Set task:
Nothing outside the lines from the one containing "Recreate this image" down to the one containing "(sKonst) at (44,702)" belongs in the copy; print that span exactly, both ends included, with pictures removed.

[Start Data rows]

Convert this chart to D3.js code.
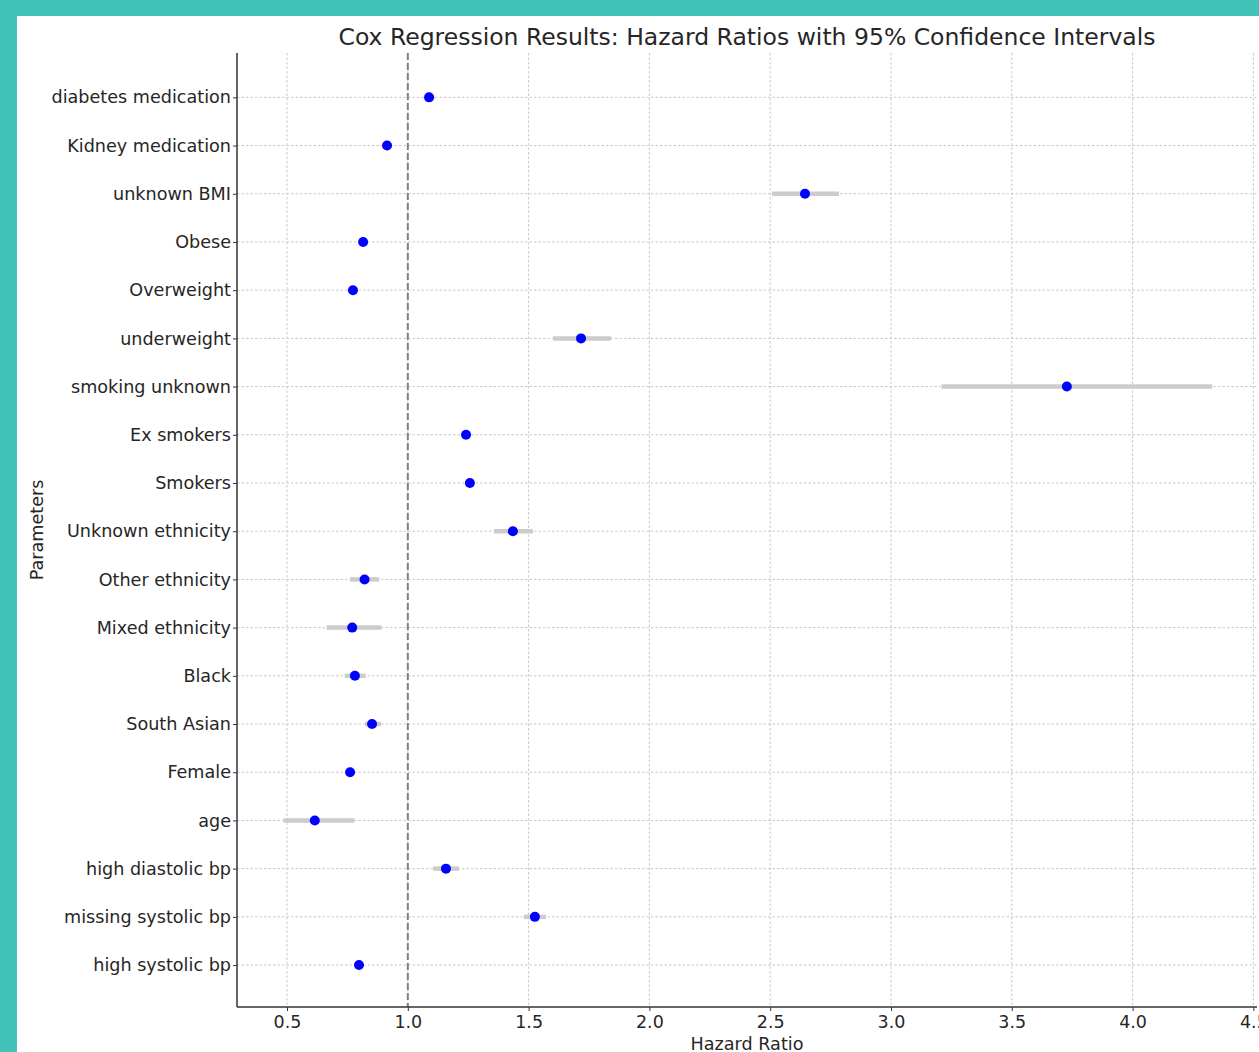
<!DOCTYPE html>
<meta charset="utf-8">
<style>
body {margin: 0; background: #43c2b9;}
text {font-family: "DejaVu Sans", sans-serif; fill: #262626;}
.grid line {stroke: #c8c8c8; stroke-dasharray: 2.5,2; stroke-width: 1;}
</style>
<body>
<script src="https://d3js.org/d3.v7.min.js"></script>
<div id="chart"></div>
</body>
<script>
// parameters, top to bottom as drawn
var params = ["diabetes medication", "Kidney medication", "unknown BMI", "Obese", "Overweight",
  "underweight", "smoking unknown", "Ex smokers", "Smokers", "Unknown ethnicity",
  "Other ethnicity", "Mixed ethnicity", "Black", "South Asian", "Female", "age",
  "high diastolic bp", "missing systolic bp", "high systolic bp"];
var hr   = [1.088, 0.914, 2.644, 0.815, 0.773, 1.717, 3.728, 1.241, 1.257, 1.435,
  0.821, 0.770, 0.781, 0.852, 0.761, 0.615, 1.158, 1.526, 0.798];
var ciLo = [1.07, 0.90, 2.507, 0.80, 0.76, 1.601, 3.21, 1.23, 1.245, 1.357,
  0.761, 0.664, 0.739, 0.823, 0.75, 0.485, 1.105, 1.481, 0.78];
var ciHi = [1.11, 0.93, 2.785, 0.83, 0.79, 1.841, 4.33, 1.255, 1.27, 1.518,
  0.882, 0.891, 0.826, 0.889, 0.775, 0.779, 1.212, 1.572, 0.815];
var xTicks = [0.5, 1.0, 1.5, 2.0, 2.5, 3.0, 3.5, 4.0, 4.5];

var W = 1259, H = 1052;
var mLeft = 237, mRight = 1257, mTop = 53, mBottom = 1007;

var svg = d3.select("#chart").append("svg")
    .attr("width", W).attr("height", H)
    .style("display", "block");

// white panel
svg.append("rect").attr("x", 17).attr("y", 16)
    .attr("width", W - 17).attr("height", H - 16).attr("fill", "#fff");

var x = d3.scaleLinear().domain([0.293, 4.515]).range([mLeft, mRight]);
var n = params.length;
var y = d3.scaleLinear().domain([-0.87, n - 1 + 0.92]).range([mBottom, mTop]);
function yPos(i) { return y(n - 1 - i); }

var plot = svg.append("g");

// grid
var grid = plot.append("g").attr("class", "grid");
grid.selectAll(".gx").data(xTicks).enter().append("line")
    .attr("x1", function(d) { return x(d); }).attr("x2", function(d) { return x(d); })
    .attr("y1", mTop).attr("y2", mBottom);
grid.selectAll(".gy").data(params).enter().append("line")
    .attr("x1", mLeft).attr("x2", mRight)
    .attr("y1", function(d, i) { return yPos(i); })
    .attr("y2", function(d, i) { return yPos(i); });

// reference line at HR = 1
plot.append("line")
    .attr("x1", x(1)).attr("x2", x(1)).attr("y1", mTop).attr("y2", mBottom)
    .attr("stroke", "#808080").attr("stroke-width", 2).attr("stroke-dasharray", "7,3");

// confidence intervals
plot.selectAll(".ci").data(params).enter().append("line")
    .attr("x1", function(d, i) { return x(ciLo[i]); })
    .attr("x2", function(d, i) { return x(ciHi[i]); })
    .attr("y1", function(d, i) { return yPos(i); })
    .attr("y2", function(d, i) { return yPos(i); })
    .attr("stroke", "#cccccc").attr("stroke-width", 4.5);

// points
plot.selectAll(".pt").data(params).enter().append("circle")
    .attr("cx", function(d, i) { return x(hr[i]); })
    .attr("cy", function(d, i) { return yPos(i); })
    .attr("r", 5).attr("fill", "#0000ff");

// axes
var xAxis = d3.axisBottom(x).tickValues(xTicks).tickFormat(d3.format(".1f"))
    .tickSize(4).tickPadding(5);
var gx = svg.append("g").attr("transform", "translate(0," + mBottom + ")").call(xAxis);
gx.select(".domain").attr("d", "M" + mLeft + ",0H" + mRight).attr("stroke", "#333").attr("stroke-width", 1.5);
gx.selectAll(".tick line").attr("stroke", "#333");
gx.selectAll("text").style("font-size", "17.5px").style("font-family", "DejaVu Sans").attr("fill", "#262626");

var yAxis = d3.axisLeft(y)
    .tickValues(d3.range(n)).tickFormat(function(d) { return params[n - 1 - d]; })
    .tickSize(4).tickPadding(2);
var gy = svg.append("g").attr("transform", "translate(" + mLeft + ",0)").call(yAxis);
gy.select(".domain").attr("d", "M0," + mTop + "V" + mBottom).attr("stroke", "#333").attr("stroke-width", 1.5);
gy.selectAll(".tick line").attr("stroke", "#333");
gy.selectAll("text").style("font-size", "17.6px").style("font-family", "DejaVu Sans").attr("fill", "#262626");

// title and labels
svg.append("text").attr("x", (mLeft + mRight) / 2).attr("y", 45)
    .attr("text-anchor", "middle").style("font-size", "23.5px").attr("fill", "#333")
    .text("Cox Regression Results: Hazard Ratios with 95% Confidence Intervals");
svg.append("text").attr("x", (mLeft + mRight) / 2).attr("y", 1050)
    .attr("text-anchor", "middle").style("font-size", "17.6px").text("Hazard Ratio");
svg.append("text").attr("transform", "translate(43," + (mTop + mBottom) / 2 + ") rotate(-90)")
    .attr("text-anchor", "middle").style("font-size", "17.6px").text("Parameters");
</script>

[End Data rows]
[Start Data rows]

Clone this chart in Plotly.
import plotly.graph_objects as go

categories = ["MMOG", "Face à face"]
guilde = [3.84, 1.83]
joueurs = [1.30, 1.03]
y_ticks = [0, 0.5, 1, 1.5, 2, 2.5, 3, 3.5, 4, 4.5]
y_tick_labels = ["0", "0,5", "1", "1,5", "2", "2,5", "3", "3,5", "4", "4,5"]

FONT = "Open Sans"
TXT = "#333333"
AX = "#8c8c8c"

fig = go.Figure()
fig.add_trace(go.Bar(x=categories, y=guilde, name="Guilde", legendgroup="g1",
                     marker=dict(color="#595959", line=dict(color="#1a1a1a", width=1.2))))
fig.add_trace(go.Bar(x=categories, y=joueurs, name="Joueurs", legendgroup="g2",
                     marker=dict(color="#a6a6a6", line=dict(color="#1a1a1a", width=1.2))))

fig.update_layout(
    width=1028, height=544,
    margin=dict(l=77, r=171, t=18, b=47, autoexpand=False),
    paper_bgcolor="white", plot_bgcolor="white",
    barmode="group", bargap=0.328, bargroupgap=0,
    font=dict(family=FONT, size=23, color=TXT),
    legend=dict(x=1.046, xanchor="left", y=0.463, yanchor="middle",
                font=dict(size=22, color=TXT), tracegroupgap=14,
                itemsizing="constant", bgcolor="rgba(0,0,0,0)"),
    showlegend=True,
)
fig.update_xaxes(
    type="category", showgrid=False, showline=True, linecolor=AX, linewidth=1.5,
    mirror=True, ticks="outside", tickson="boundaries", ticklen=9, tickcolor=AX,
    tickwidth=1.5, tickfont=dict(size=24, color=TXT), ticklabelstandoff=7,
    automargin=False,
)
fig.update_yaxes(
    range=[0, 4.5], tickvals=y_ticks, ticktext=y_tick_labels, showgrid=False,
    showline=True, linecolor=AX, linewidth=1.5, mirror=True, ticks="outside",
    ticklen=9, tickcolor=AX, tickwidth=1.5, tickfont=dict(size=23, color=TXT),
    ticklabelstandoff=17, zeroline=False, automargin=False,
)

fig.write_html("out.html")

[End Data rows]
[Start Data rows]

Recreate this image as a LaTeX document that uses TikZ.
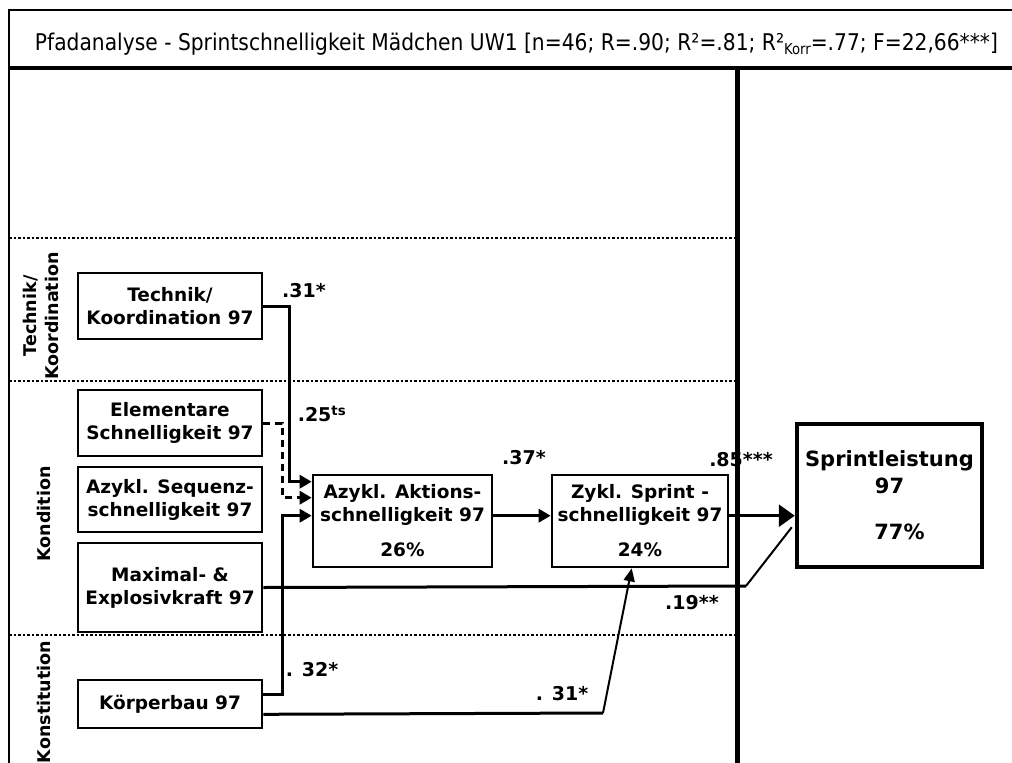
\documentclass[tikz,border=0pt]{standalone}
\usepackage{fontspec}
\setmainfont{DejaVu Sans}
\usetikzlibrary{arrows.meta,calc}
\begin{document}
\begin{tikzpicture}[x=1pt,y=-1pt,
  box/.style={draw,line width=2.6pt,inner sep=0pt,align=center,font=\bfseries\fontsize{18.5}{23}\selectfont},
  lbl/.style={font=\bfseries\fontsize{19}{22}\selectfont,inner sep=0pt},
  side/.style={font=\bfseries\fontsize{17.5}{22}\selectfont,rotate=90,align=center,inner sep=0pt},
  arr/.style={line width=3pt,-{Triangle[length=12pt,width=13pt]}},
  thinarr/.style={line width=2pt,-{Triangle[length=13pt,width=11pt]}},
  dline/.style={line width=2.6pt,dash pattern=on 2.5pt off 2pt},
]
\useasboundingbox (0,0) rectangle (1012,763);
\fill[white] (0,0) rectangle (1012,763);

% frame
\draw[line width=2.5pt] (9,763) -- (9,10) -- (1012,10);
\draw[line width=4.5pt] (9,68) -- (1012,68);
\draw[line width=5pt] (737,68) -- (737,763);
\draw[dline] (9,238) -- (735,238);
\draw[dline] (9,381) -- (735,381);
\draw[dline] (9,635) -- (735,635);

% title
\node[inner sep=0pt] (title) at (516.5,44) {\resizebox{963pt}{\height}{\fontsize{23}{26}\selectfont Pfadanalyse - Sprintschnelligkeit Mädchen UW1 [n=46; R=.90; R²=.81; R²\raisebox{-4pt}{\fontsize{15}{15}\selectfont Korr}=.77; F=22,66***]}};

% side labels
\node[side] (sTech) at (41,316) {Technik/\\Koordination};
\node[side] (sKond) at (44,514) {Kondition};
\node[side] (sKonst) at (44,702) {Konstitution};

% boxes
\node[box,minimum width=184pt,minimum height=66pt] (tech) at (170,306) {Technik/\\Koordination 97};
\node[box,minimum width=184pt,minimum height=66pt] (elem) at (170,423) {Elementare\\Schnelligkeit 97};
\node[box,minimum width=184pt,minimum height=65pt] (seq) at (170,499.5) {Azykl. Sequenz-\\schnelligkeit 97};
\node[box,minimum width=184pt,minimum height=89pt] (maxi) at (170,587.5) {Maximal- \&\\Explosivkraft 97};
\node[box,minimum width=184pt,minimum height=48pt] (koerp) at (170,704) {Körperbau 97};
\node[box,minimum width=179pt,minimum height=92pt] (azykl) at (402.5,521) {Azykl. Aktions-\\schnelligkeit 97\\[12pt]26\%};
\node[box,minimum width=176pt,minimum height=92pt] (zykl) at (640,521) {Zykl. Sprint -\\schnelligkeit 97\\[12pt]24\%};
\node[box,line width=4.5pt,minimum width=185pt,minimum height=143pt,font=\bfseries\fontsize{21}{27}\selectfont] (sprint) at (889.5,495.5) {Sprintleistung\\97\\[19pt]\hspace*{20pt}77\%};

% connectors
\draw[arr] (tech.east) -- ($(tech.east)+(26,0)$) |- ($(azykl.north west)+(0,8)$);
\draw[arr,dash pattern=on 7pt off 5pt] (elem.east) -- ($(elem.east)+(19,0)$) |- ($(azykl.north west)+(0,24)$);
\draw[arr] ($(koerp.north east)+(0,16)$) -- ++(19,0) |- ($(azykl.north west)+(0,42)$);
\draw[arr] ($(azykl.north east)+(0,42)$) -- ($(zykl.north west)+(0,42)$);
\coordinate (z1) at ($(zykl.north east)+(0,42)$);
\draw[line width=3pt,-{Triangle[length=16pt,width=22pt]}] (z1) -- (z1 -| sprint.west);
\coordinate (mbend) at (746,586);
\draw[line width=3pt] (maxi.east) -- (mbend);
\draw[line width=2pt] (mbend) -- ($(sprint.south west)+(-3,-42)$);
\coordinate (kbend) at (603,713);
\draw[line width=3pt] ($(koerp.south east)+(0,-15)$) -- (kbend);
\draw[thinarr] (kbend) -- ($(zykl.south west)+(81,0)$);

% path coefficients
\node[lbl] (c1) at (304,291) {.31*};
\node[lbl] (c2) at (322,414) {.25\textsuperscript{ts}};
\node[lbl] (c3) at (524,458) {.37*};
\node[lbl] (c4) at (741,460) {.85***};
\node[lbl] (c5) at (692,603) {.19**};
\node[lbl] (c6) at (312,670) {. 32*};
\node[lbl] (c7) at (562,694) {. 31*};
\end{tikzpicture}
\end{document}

[End Data rows]

Full output:
Recreate this image as a LaTeX document that uses TikZ.
\documentclass[tikz,border=0pt]{standalone}
\usepackage{fontspec}
\setmainfont{DejaVu Sans}
\usetikzlibrary{arrows.meta,calc}
\begin{document}
\begin{tikzpicture}[x=1pt,y=-1pt,
  box/.style={draw,line width=2.6pt,inner sep=0pt,align=center,font=\bfseries\fontsize{18.5}{23}\selectfont},
  lbl/.style={font=\bfseries\fontsize{19}{22}\selectfont,inner sep=0pt},
  side/.style={font=\bfseries\fontsize{17.5}{22}\selectfont,rotate=90,align=center,inner sep=0pt},
  arr/.style={line width=3pt,-{Triangle[length=12pt,width=13pt]}},
  thinarr/.style={line width=2pt,-{Triangle[length=13pt,width=11pt]}},
  dline/.style={line width=2.6pt,dash pattern=on 2.5pt off 2pt},
]
\useasboundingbox (0,0) rectangle (1012,763);
\fill[white] (0,0) rectangle (1012,763);

% frame
\draw[line width=2.5pt] (9,763) -- (9,10) -- (1012,10);
\draw[line width=4.5pt] (9,68) -- (1012,68);
\draw[line width=5pt] (737,68) -- (737,763);
\draw[dline] (9,238) -- (735,238);
\draw[dline] (9,381) -- (735,381);
\draw[dline] (9,635) -- (735,635);

% title
\node[inner sep=0pt] (title) at (516.5,44) {\resizebox{963pt}{\height}{\fontsize{23}{26}\selectfont Pfadanalyse - Sprintschnelligkeit Mädchen UW1 [n=46; R=.90; R²=.81; R²\raisebox{-4pt}{\fontsize{15}{15}\selectfont Korr}=.77; F=22,66***]}};

% side labels
\node[side] (sTech) at (41,316) {Technik/\\Koordination};
\node[side] (sKond) at (44,514) {Kondition};
\node[side] (sKonst) at (44,702) {Konstitution};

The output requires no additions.